A partir de setembro de 2022, as escolas russas em todo o país começaram realizando “Conversas que Importam” – aulas ideologicamente pesadas com o objetivo de incutir patriotismo.
Em 2023, autoridades nas regiões do extremo leste da Rússia criaram outro projeto patriótico de currículo geral, “O ABC dos Assuntos Importantes”. O alfabeto, que inclui palavras como “exército”, “fé”, “honra”, “pátria” e “tradições”, já está sendo ensinado em muitos jardins de infância e escolas primárias.
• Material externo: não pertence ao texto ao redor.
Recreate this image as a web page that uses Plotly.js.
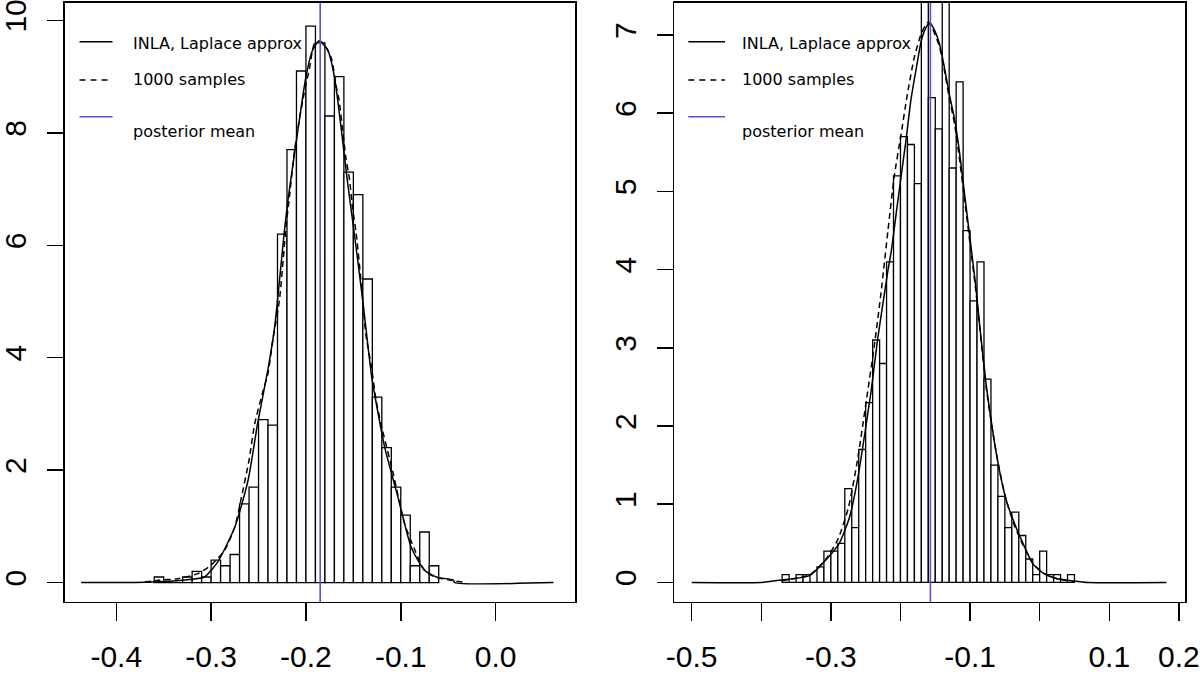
<!DOCTYPE html>
<html>
<head>
<meta charset="utf-8">
<script src="https://cdn.plot.ly/plotly-3.0.1.min.js"></script>
<style>html,body{margin:0;padding:0;background:#fff;}#chart{width:1200px;height:678px;}</style>
</head>
<body>
<div id="chart"></div>
<script>
// ---------- Left panel data ----------
const leftBinEdges = [-0.36,-0.35,-0.34,-0.33,-0.32,-0.31,-0.30,-0.29,-0.28,-0.27,-0.26,-0.25,-0.24,-0.23,-0.22,-0.21,-0.20,-0.19,-0.18,-0.17,-0.16,-0.15,-0.14,-0.13,-0.12,-0.11,-0.10,-0.09,-0.08,-0.07];
const leftDensity = [0.1,0,0,0.1,0.2,0.1,0.4,0.3,0.5,1.4,1.7,2.9,2.8,6.2,7.7,9.1,9.9,9.6,8.3,9.0,7.3,6.9,5.4,3.3,2.4,1.7,1.2,0.3,0.9,0.3];
const leftLaplaceX = [-0.437,-0.38,-0.36,-0.34,-0.32,-0.307,-0.293,-0.275,-0.261,-0.251,-0.240,-0.233,-0.223,-0.219,-0.210,-0.200,-0.193,-0.186,-0.177,-0.170,-0.163,-0.156,-0.149,-0.140,-0.131,-0.126,-0.117,-0.103,-0.089,-0.075,-0.061,-0.045,-0.043,0.061];
const leftLaplaceY = [0,0,0.01,0.03,0.06,0.1,0.37,0.99,1.82,2.83,3.8,4.55,6.21,6.8,7.87,9.0,9.47,9.64,9.47,9.0,8.1,7.1,6.21,5.0,3.7,3.2,2.41,1.52,0.63,0.22,0.09,0.05,0,0];
const leftSampleX = [-0.37,-0.356,-0.335,-0.314,-0.300,-0.286,-0.275,-0.268,-0.260,-0.254,-0.246,-0.240,-0.235,-0.228,-0.221,-0.217,-0.212,-0.207,-0.202,-0.196,-0.191,-0.184,-0.179,-0.173,-0.168,-0.165,-0.161,-0.158,-0.154,-0.151,-0.147,-0.140,-0.137,-0.131,-0.126,-0.121,-0.108,-0.096,-0.085,-0.075,-0.064,-0.047,-0.035];
const leftSampleY = [0.01,0.04,0.07,0.16,0.31,0.57,0.99,1.52,2.18,2.83,3.36,3.72,4.31,5.02,6.33,6.92,7.69,8.23,8.7,9.17,9.59,9.62,9.53,9.32,8.82,8.58,7.99,7.57,7.16,6.68,6.21,5.02,4.43,3.84,3.24,2.83,1.94,1.05,0.57,0.22,0.1,0.04,0.01];
const leftMean = -0.185;
const leftXTicks = [-0.4,-0.3,-0.2,-0.1,0.0];
const leftXTickText = ["-0.4","-0.3","-0.2","-0.1","0.0"];
const leftYTicks = [0,2,4,6,8,10];

// ---------- Right panel data ----------
const rightBinEdges = [-0.37,-0.36,-0.35,-0.34,-0.33,-0.32,-0.31,-0.30,-0.29,-0.28,-0.27,-0.26,-0.25,-0.24,-0.23,-0.22,-0.21,-0.20,-0.19,-0.18,-0.17,-0.16,-0.15,-0.14,-0.13,-0.12,-0.11,-0.10,-0.09,-0.08,-0.07,-0.06,-0.05,-0.04,-0.03,-0.02,-0.01,0.00,0.01,0.02,0.03,0.04];
const rightDensity = [0.1,0,0.1,0.1,0,0.2,0.4,0.4,0.5,1.2,0.7,1.7,2.3,3.1,2.8,4.1,5.2,5.7,5.6,5.1,8.1,6.2,5.8,8.2,5.3,6.4,4.5,3.6,4.1,2.6,1.5,1.1,0.7,0.9,0.6,0.3,0.1,0.4,0.1,0.1,0,0.1];
const rightLaplaceX = [-0.5,-0.40,-0.371,-0.330,-0.307,-0.288,-0.273,-0.261,-0.252,-0.242,-0.233,-0.226,-0.218,-0.213,-0.205,-0.199,-0.192,-0.185,-0.177,-0.170,-0.163,-0.158,-0.151,-0.144,-0.137,-0.130,-0.122,-0.115,-0.108,-0.101,-0.092,-0.086,-0.077,-0.067,-0.058,-0.048,-0.036,-0.024,-0.010,0.005,0.024,0.048,0.07,0.182];
const rightLaplaceY = [0,0,0.03,0.09,0.29,0.5,0.84,1.35,1.86,2.46,3.1,3.52,3.99,4.25,4.8,5.2,5.66,6.17,6.59,6.93,7.1,7.16,7.06,6.89,6.59,6.25,5.91,5.49,4.97,4.46,3.8,3.27,2.54,1.91,1.44,1.05,0.75,0.5,0.24,0.12,0.05,0.02,0,0];
const rightSampleX = [-0.371,-0.33,-0.307,-0.29,-0.275,-0.262,-0.249,-0.238,-0.228,-0.218,-0.209,-0.199,-0.190,-0.180,-0.170,-0.161,-0.155,-0.144,-0.137,-0.130,-0.122,-0.115,-0.108,-0.101,-0.092,-0.086,-0.077,-0.067,-0.058,-0.048,-0.036,-0.024,-0.010,0.005,0.024,0.05];
const rightSampleY = [0.02,0.1,0.3,0.55,0.95,1.55,2.33,3.0,3.7,4.5,5.19,5.74,6.25,6.72,7.02,7.16,7.1,6.85,6.55,6.2,5.85,5.4,4.9,4.4,3.75,3.25,2.5,1.9,1.45,1.05,0.72,0.48,0.25,0.12,0.05,0.01];
const rightMean = -0.157;
const rightXTicks = [-0.5,-0.4,-0.3,-0.2,-0.1,0.0,0.1,0.2];
const rightXTickText = ["-0.5","","-0.3","","-0.1","","0.1","0.2"];
const rightYTicks = [0,1,2,3,4,5,6,7];

// ---------- Legend text ----------
const legendLabels = ["INLA, Laplace approx", "1000 samples", "posterior mean"];

const meanColor = "#5f4fc8";
const tickFontFamily = "Liberation Sans, Arial, sans-serif";
const legendFontFamily = "DejaVu Sans, Verdana, sans-serif";

function histTrace(edges, dens, xa, ya) {
  return {type:'bar', x:edges, y:dens, offset:0, width:edges.map(()=>0.01),
    marker:{color:'#ffffff', line:{color:'#000000', width:1.3}},
    xaxis:xa, yaxis:ya, hoverinfo:'skip', showlegend:false};
}
function lineTrace(xs, ys, dash, xa, ya) {
  return {type:'scatter', mode:'lines', x:xs, y:ys,
    line:{color:'#000000', width:1.5, dash:dash, shape:'spline', smoothing:0.6},
    xaxis:xa, yaxis:ya, hoverinfo:'skip', showlegend:false};
}

const data = [
  histTrace(leftBinEdges, leftDensity, 'x', 'y'),
  lineTrace(leftLaplaceX, leftLaplaceY, 'solid', 'x', 'y'),
  lineTrace(leftSampleX, leftSampleY, '6px,4px', 'x', 'y'),
  histTrace(rightBinEdges, rightDensity, 'x2', 'y2'),
  lineTrace(rightLaplaceX, rightLaplaceY, 'solid', 'x2', 'y2'),
  lineTrace(rightSampleX, rightSampleY, '6px,4px', 'x2', 'y2')
];

function xaxisDef(domain, range, tv, tt, anchor) {
  return {domain:domain, range:range, anchor:anchor, tickmode:'array', tickvals:tv, ticktext:tt,
    ticks:'outside', ticklen:18, tickwidth:1.5, tickcolor:'#000',
    showline:true, mirror:true, linecolor:'#000', linewidth:1.5,
    showgrid:false, zeroline:false, ticklabelstandoff:10, ticklabeloverflow:'allow',
    tickfont:{family:tickFontFamily, size:30, color:'#000'}};
}
function yaxisDef(domain, range, tv, anchor) {
  return {domain:domain, range:range, anchor:anchor, tickmode:'array', tickvals:tv,
    ticktext:tv.map(String),
    ticks:'outside', ticklen:16, tickwidth:1.5, tickcolor:'#000',
    showline:true, mirror:true, linecolor:'#000', linewidth:1.5,
    showgrid:false, zeroline:false, tickangle:-90, ticklabelstandoff:9, ticklabeloverflow:'allow',
    tickfont:{family:tickFontFamily, size:30, color:'#000'}};
}

const yDom = [0.1121, 0.9956];
const layout = {
  width:1200, height:678, margin:{l:0,r:0,t:0,b:0},
  paper_bgcolor:'#fff', plot_bgcolor:'#fff', showlegend:false, barmode:'overlay',
  xaxis: xaxisDef([0.05375,0.47917], [-0.4546,0.0837], leftXTicks, leftXTickText, 'y'),
  yaxis: yaxisDef(yDom, [-0.345,10.31], leftYTicks, 'x'),
  xaxis2: xaxisDef([0.56167,0.9875], [-0.5254,0.2088], rightXTicks, rightXTickText, 'y2'),
  yaxis2: yaxisDef(yDom, [-0.25,7.41], rightYTicks, 'x2'),
  shapes: [],
  annotations: []
};

function addLegend(xa, ya, meanX, lx0, lx1, tx) {
  const xr = xa + ' domain', yr = ya + ' domain';
  layout.shapes.push({type:'line', xref:xa, yref:yr, x0:meanX, x1:meanX, y0:0, y1:1,
    line:{color:meanColor, width:1.6}, layer:'above'});
  layout.shapes.push({type:'line', xref:xr, yref:yr, x0:lx0, x1:lx1, y0:0.9354, y1:0.9354, line:{color:'#000', width:1.5}});
  layout.shapes.push({type:'line', xref:xr, yref:yr, x0:lx0, x1:lx1, y0:0.8715, y1:0.8715, line:{color:'#000', width:1.5, dash:'6px,5px'}});
  layout.shapes.push({type:'line', xref:xr, yref:yr, x0:lx0, x1:lx1, y0:0.8102, y1:0.8102, line:{color:meanColor, width:1.5}});
  const ys = [0.9316, 0.8715, 0.7851];
  legendLabels.forEach((t,i)=>{
    layout.annotations.push({xref:xr, yref:yr, x:tx, y:ys[i], text:t, showarrow:false,
      xanchor:'left', yanchor:'middle', font:{family:legendFontFamily, size:16, color:'#000'}});
  });
}
addLegend('x','y', leftMean, 0.0294, 0.0941, 0.1308);
addLegend('x2','y2', rightMean, 0.028, 0.0998, 0.129);

Plotly.newPlot('chart', data, layout, {displayModeBar:false, staticPlot:true});
</script>
</body>
</html>
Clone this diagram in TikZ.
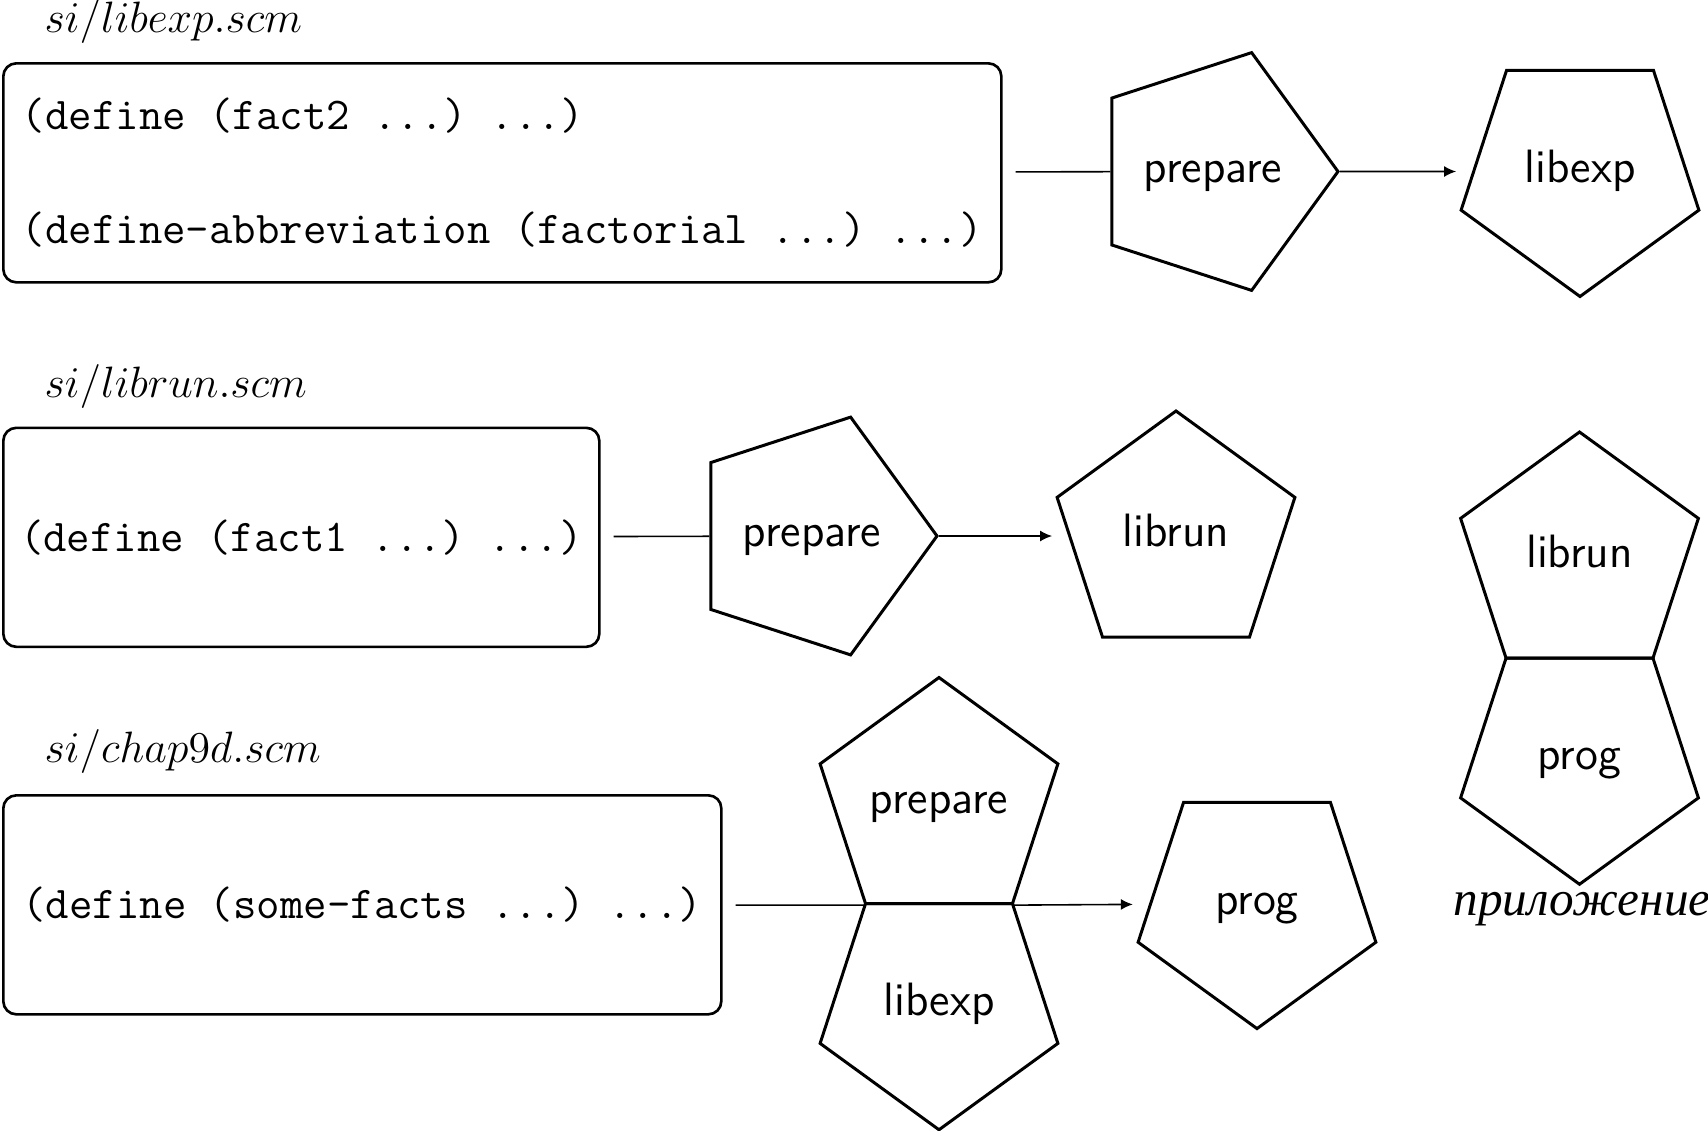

Em escolas por toda a Rússia, sob a pressão do estado, os professores elaboram estratégias adequadas à idade para conectar crianças e jovens com os soldados russos que lutam na Ucrânia. As crianças mais novas recebem tarefas simples, como desenhar e colorir imagens da fita da letra “Z” ou ficar em formações para fazer o formato dessa letra. A letra “Z” tem sido um símbolo da guerra e se tornou uma espécie de distintivo para aqueles que apoiam a guerra. Crianças mais velhas escrevem cartas para soldados que servem na Ucrânia, especialmente soldados que são de suas cidades ou regiões, e fazem pacotes de cuidados.
E as escolas agora estão sendo equipadas com mesas com imagens e detalhes biográficos de soldados ilustres, fornecendo um lembrete vívido da orgulhosa história do heroísmo militar russo à qual os jovens são convidados a se juntar. Em memória dos formandos que foram lutar na Ucrânia e morreram, as escolas instalaram “mesas de heróis”.
A normalização do “Ruscismo”
A longo prazo, a educação e os grupos de jovens na Rússia de Putin visam estabelecer um profundo e duradouro senso de patriotismo e respeito pelos militares, apresentando uma visão favorável ao governo da história e da memória, ao mesmo tempo em que protegem os jovens de visões de mundo opostas.
Com certeza, Putin não está sozinho na busca por usar a educação e as organizações de jovens para incutir valores estridentes nacionalistas. A história está cheia de governantes, particularmente governantes autocráticos, fazendo o mesmo. A Itália de Mussolini priorizou organizações de jovens como a Opera Nazionale Balilla e Figli della Lupa, ou Filhos da Loba. Elas inspiraram esforços semelhantes na Alemanha de Hitler, como a Nationalpolitische Erziehungsanstalten e a Hitlerjugend, ou Juventude Hitlerista.
A Rússia moderna, sob Putin, busca seus próprios objetivos nacionalistas e patrióticos de maneiras que estão em sintonia com as realidades geopolíticas de hoje e as circunstâncias da história e da sociedade russas. De fato, alguns acadêmicos definiram a abordagem autoritária de Putin como um tipo de fascismo exclusivamente russo, ou “ruscismo”.
Como o termo sugere, a abordagem de Putin olha para o autoritarismo do passado, incluindo a era soviética, e oferece algo específico para a Rússia de hoje. Como um funcionário do Kremlin sugeriu em 2023, a Rússia de Putin está travando uma guerra holística em três frentes: um campo de batalha territorial na Ucrânia, um econômico contra o Ocidente e um informacional. Nessa última frente, é para o futuro que Putin está olhando para garantir que sua marca de autoritarismo seja passada para uma geração mais jovem de russos.